Client:  Archie, Accused
Complainant:  Toronto Police Service, 23 Division
Charge:  Over 80, Criminal Code, s. 253(b)

Background:  Archie called me sounding very grave. I instantly recognized his voice. Before he could tell me why he was calling, I asked: "Archie, before you tell me anything, can you answer one question?" He was silent. "Did you apply for that pardon?," I continued. A pregnant pause followed. "I never got around to it," he finally answered. Archie then proceeded to tell me about his arrest on the same charge that we had tackled three years before. I first admonished him about not applying for the pardon (thereby exposing himself to harsher punishment as a would-be second offender). Then we focused on the task at hand. Archie's worries were the same as last time. If he were found guilty, he would receive a minimum of 14 days in jail and a 3-year licence suspension. He was understandably worried about going to jail, losing his licence, and the sky-high insurance rates he could be facing. But he also had a new worry. Since his last time in Court, the Ontario government had added a new consequence for drinking-and-driving convictions. If Archie was convicted and he wanted to drive after the three-year suspension, his car would have to be equipped with a ignition lock-out device to prevent him from drinking and driving. Since this would be Archie's second conviction, he would have to suffer this indignity for three years in addition to his three-year licence suspension.

Goals:  Again, Archie wanted the charge withdrawn or dismissed.
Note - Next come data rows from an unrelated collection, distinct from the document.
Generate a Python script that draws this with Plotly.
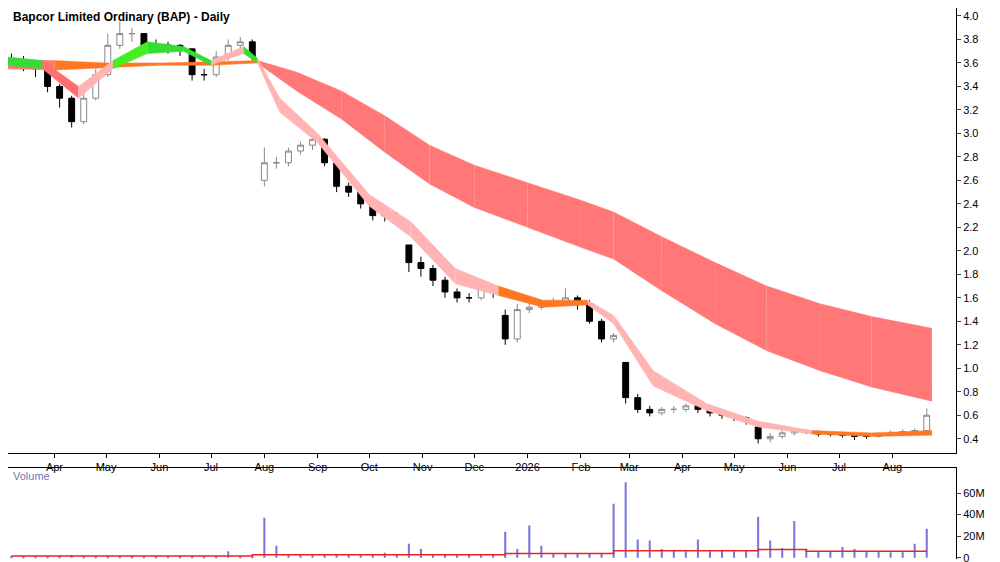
import plotly.graph_objects as go
import pandas as pd

dates = pd.date_range("2025-03-07", periods=77, freq="W-FRI")
close = [3.60,3.60,3.55,3.40,3.30,3.10,3.30,3.50,3.75,3.85,3.85,3.75,3.75,3.75,3.72,3.50,3.50,3.65,3.75,3.78,3.65,
         2.75,2.75,2.85,2.90,2.95,2.75,2.55,2.50,2.40,2.30,2.30,2.30,1.90,1.85,1.75,1.65,1.60,1.60,1.68,1.65,1.25,
         1.50,1.52,1.55,1.55,1.60,1.55,1.40,1.25,1.28,0.75,0.65,0.62,0.65,0.65,0.68,0.65,0.62,0.60,0.58,0.55,0.40,
         0.42,0.45,0.47,0.46,0.44,0.44,0.43,0.42,0.42,0.43,0.45,0.46,0.47,0.60]
opens = [3.62,3.60,3.60,3.55,3.40,3.30,3.10,3.30,3.50,3.75,3.85,3.85,3.75,3.75,3.75,3.72,3.50,3.50,3.65,3.75,3.78,
         2.60,2.75,2.75,2.85,2.90,2.95,2.75,2.55,2.50,2.40,2.30,2.30,2.05,1.90,1.85,1.75,1.65,1.60,1.60,1.68,1.45,
         1.25,1.50,1.52,1.55,1.55,1.60,1.55,1.40,1.25,1.05,0.75,0.65,0.62,0.65,0.65,0.68,0.65,0.62,0.60,0.58,0.50,
         0.40,0.42,0.45,0.47,0.46,0.44,0.44,0.43,0.42,0.42,0.43,0.45,0.46,0.47]
high = [3.68,3.66,3.62,3.58,3.42,3.32,3.35,3.55,3.85,3.95,3.90,3.85,3.80,3.78,3.76,3.72,3.55,3.70,3.80,3.82,3.80,
        2.88,2.80,2.88,2.93,2.98,2.96,2.78,2.58,2.52,2.42,2.35,2.33,2.05,1.95,1.88,1.78,1.68,1.64,1.72,1.70,1.50,
        1.55,1.56,1.58,1.60,1.68,1.62,1.58,1.42,1.30,1.05,0.78,0.68,0.67,0.68,0.70,0.70,0.67,0.64,0.61,0.59,0.52,
        0.45,0.47,0.49,0.48,0.47,0.46,0.45,0.44,0.44,0.45,0.47,0.48,0.49,0.66]
low = [3.55,3.53,3.48,3.35,3.22,3.05,3.08,3.28,3.48,3.72,3.78,3.70,3.70,3.68,3.66,3.45,3.45,3.48,3.62,3.72,3.62,
       2.55,2.70,2.72,2.82,2.86,2.72,2.50,2.46,2.36,2.26,2.25,2.25,1.82,1.78,1.70,1.60,1.56,1.56,1.58,1.60,1.20,
       1.22,1.47,1.50,1.52,1.53,1.50,1.38,1.22,1.22,0.70,0.62,0.59,0.60,0.62,0.63,0.62,0.59,0.57,0.55,0.52,0.36,
       0.37,0.40,0.43,0.44,0.42,0.42,0.41,0.39,0.40,0.41,0.42,0.44,0.45,0.46]
volume_m = [1.5,1.3,1.2,1.6,1.8,2.5,1.5,1.6,1.8,1.7,1.5,1.4,1.3,1.2,1.6,1.8,1.3,1.5,6.0,1.4,1.6,
            37,11,3,2.8,3,2.9,3.1,3.0,3.2,3.1,4.5,3.2,13,8,3.5,3.2,3.0,3.1,3.3,3.5,24,
            8,30,11,4,4,3.8,4,4.2,50,70,17,16,8,7,6,17,6,6.5,6,7,38,
            16,9,34,8,6,6,10,8,6,6,5,5,13,27]
vol_ma_m = [1.5]*20 + [2.8]*21 + [4.0]*9 + [6.5]*12 + [7.5]*4 + [6.0]*11

# slow (long-term) MMA band
slow_dates = pd.to_datetime(["2025-03-05","2025-04-01","2025-05-01","2025-06-01","2025-07-01","2025-07-28",
              "2025-08-20","2025-09-15","2025-10-10","2025-11-05","2025-12-01","2026-01-01","2026-02-01","2026-02-20",
              "2026-03-20","2026-04-20","2026-05-20","2026-06-20","2026-07-20","2026-08-24"])
slow_top = [3.63,3.62,3.60,3.60,3.61,3.62,3.52,3.36,3.15,2.90,2.73,2.58,2.43,2.33,2.12,1.90,1.70,1.55,1.44,1.34]
slow_bot = [3.55,3.54,3.56,3.58,3.58,3.60,3.36,3.12,2.84,2.57,2.37,2.20,2.03,1.93,1.66,1.38,1.15,0.98,0.84,0.72]
slow_col = ["#ff7777","#ff7722","#ff7722","#ff7722","#ff7722"] + ["#ff7777"]*14
# fast MMA band
fast_dates = pd.to_datetime(["2025-03-05","2025-03-25","2025-04-15","2025-05-05","2025-05-25","2025-06-15","2025-07-01",
              "2025-07-20","2025-07-28","2025-08-10","2025-09-01","2025-10-01","2025-10-25","2025-11-20","2025-12-15",
              "2026-01-10","2026-02-05","2026-02-20","2026-03-15","2026-04-15","2026-05-15","2026-06-15","2026-07-20","2026-08-24"])
fast_top = [3.65,3.62,3.40,3.62,3.78,3.74,3.62,3.74,3.64,3.30,3.00,2.48,2.25,1.85,1.70,1.58,1.58,1.45,0.98,0.70,0.55,0.47,0.45,0.47]
fast_bot = [3.58,3.55,3.30,3.55,3.68,3.70,3.58,3.68,3.60,3.18,2.92,2.38,2.12,1.72,1.62,1.52,1.54,1.38,0.85,0.64,0.50,0.44,0.42,0.43]
fast_col = ["#33dd33","#ff6f6f","#ffb3b3","#44ee22","#33dd33","#33dd33","#ffb3b3","#33dd33","#ffb3b3","#ffb3b3","#ffb3b3",
            "#ffb3b3","#ffb3b3","#ffb3b3","#ff7722","#ff7722","#ffb3b3","#ffb3b3","#ffb3b3","#ffb3b3","#ffb3b3","#ff7722","#ff7722","#44ee22"]

fig = go.Figure()

def band(d, top, bot, cols):
    for i in range(len(d)-1):
        c = cols[i]
        fig.add_trace(go.Scatter(x=[d[i], d[i+1]], y=[bot[i], bot[i+1]], mode="lines",
                                 line=dict(width=0.5, color=c), showlegend=False, hoverinfo="skip"))
        fig.add_trace(go.Scatter(x=[d[i], d[i+1]], y=[top[i], top[i+1]], mode="lines", fill="tonexty",
                                 fillcolor=c, line=dict(width=0.5, color=c), showlegend=False, hoverinfo="skip"))

band(slow_dates, slow_top, slow_bot, slow_col)
band(fast_dates, fast_top, fast_bot, fast_col)

fig.add_trace(go.Candlestick(x=dates, open=opens, high=high, low=low, close=close,
                             increasing=dict(line=dict(color="#888888", width=1), fillcolor="white"),
                             decreasing=dict(line=dict(color="black", width=1), fillcolor="black"),
                             whiskerwidth=0, showlegend=False, yaxis="y", xaxis="x"))

fig.add_trace(go.Bar(x=dates, y=volume_m, marker=dict(color="#7777dd", line=dict(width=0)), width=1.2*86400000,
                     xaxis="x2", yaxis="y2", showlegend=False))
fig.add_trace(go.Scatter(x=dates, y=vol_ma_m, mode="lines", line=dict(color="#ee2222", width=1.5, shape="hv"),
                         xaxis="x2", yaxis="y2", showlegend=False))

months = pd.to_datetime(["2025-04-01","2025-05-01","2025-06-01","2025-07-01","2025-08-01","2025-09-01","2025-10-01",
                         "2025-11-01","2025-12-01","2026-01-01","2026-02-01","2026-03-01","2026-04-01","2026-05-01",
                         "2026-06-01","2026-07-01","2026-08-01"])
month_labels = ["Apr","May","Jun","Jul","Aug","Sep","Oct","Nov","Dec","2026","Feb","Mar","Apr","May","Jun","Jul","Aug"]
xr = ["2025-03-05", "2026-09-07"]
price_ticks = [0.4,0.6,0.8,1.0,1.2,1.4,1.6,1.8,2.0,2.2,2.4,2.6,2.8,3.0,3.2,3.4,3.6,3.8,4.0]

font = dict(family="Liberation Sans, Arial", size=11, color="black")
fig.update_layout(
    width=1000, height=562, margin=dict(l=0, r=52, t=0, b=0),
    paper_bgcolor="white", plot_bgcolor="white", font=font, showlegend=False,
    xaxis=dict(range=xr, domain=[0,1], anchor="y", rangeslider=dict(visible=False), showgrid=False,
               tickvals=months, ticktext=month_labels, ticks="outside", ticklen=4, tickcolor="black",
               showline=True, linecolor="black", tickfont=dict(size=11, color="black"), zeroline=False),
    yaxis=dict(domain=[0.203,1], range=[0.281,4.068], side="right", showgrid=False, tickvals=price_ticks,
               tickformat=".1f", ticks="outside", ticklen=4, showline=True, linecolor="black", zeroline=False),
    xaxis2=dict(range=xr, domain=[0,1], anchor="y2", showticklabels=False, showgrid=False, showline=True,
                linecolor="black", zeroline=False, side="top"),
    yaxis2=dict(domain=[0.012,0.175], range=[-1.5,83], side="right", showgrid=False, tickvals=[0,20,40,60],
                ticktext=["0","20M","40M","60M"], ticks="outside", ticklen=4, showline=True, linecolor="black",
                zeroline=False),
    annotations=[
        dict(text="<b>Bapcor Limited Ordinary (BAP) - Daily</b>", x=0.003, y=1.0, xref="paper", yref="paper",
             xanchor="left", yanchor="top", showarrow=False, font=dict(size=12, color="black")),
        dict(text="Volume", x=0.003, y=0.175, xref="paper", yref="paper", xanchor="left", yanchor="top",
             showarrow=False, font=dict(size=11, color="#7777bb")),
    ],
)
fig.write_html("out.html")
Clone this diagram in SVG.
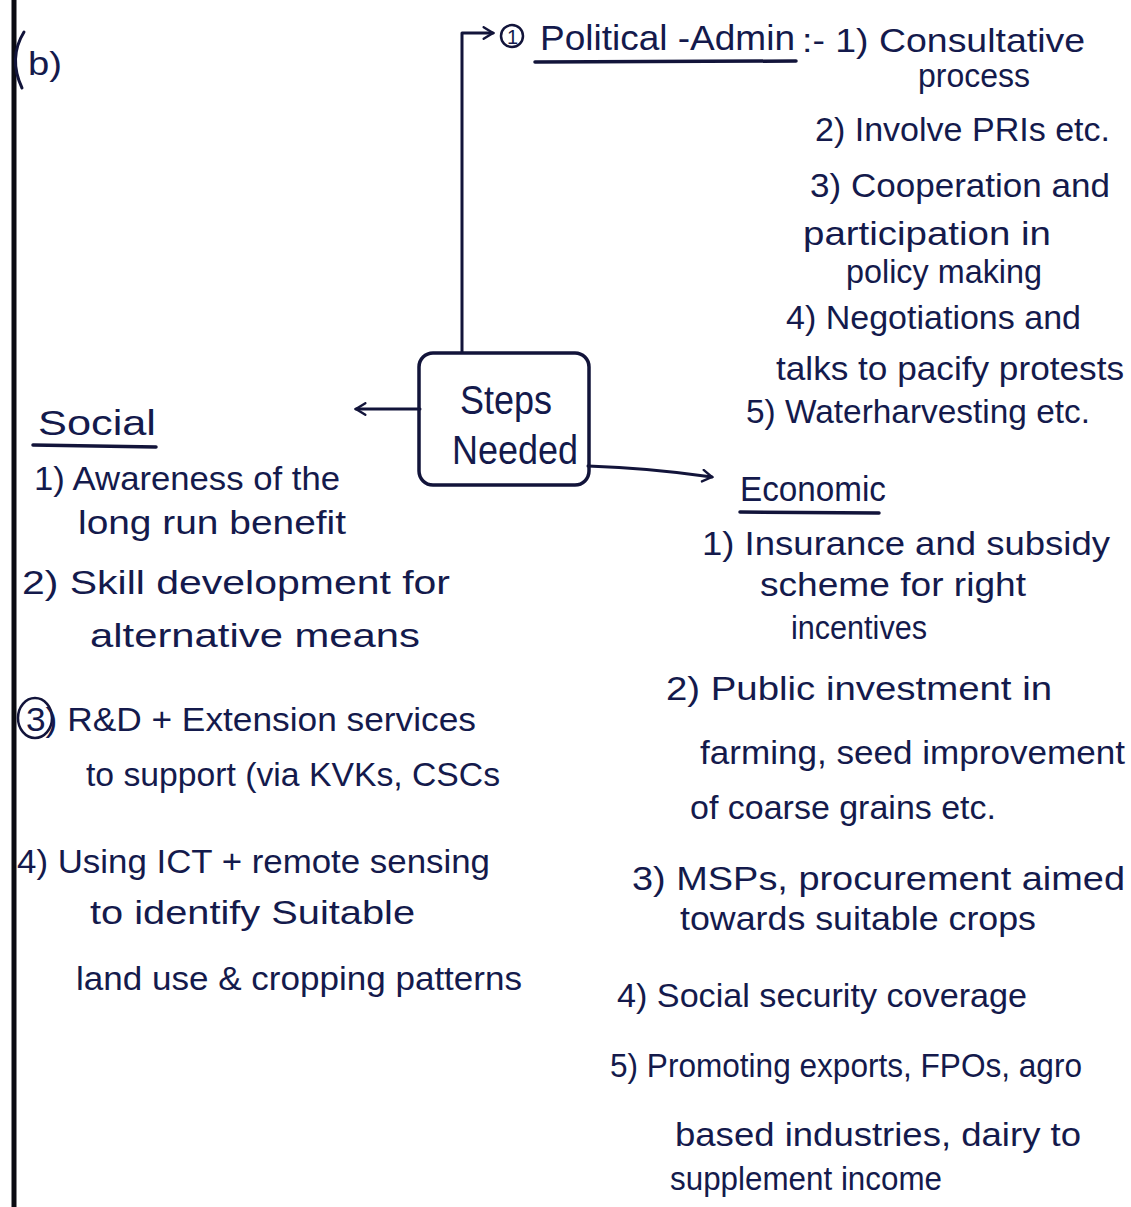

Strategy:  Very predictably, the Crown had no sympathy for Archie. They considered him lucky to have escaped the noose the last time. Upon reviewing the case against Archie, I discovered what I believed to be a problem with the Crown's case. The police officer had unnecessarily delayed demanding that Archie provide a breath sample into the roadside screening device. The Crown — though acknowledging that this was an issue for trial — refused to concede that the problem was fatal. We would have to go to trial, where the Judge would have to decide the issue. Before the big day, I filed written submissions and other materials outlining my argument, both for the benefit of the Crown and the Judge. I argued that all breath readings should be excluded from evidence because the police had violated Archie's rights. Lawyers call that a Charter application. The Crown responded to my written materials by arguing — very thoroughly, I might add — that my application should be dismissed. They wanted Archie convicted.

Results:  Archie was very nervous on the morning of the trial. But this wasn't a major concern. I didn't need him to testify. As Archie put it, "I just have to sit there and look pretty." I had done my research, had my oral submissions ready, and was primed to do battle. But my argument was cut short. There was a hiccup in the Crown's case. When the officer testified, he didn't say anything about demanding that Archie blow into the breathalyzer machine at the police station. I asked no questions of the police officer. I called no evidence. Next, the Crown and I had to make oral submissions to the Judge. I argued that the Charter application should take a back seat, and that the Judge should dismiss the charge because of this shortcoming. The hiccup proved fatal. The patient succumbed to its injury. Curiously, the mistake was similar to the one in Archie's first case. Afterwards, I told Archie not to count on the Crown and the police making the mistake a third time. "Best way to beat the next charge," I admonished, "is to not drink and drive. And, please, please, please ... apply for that pardon."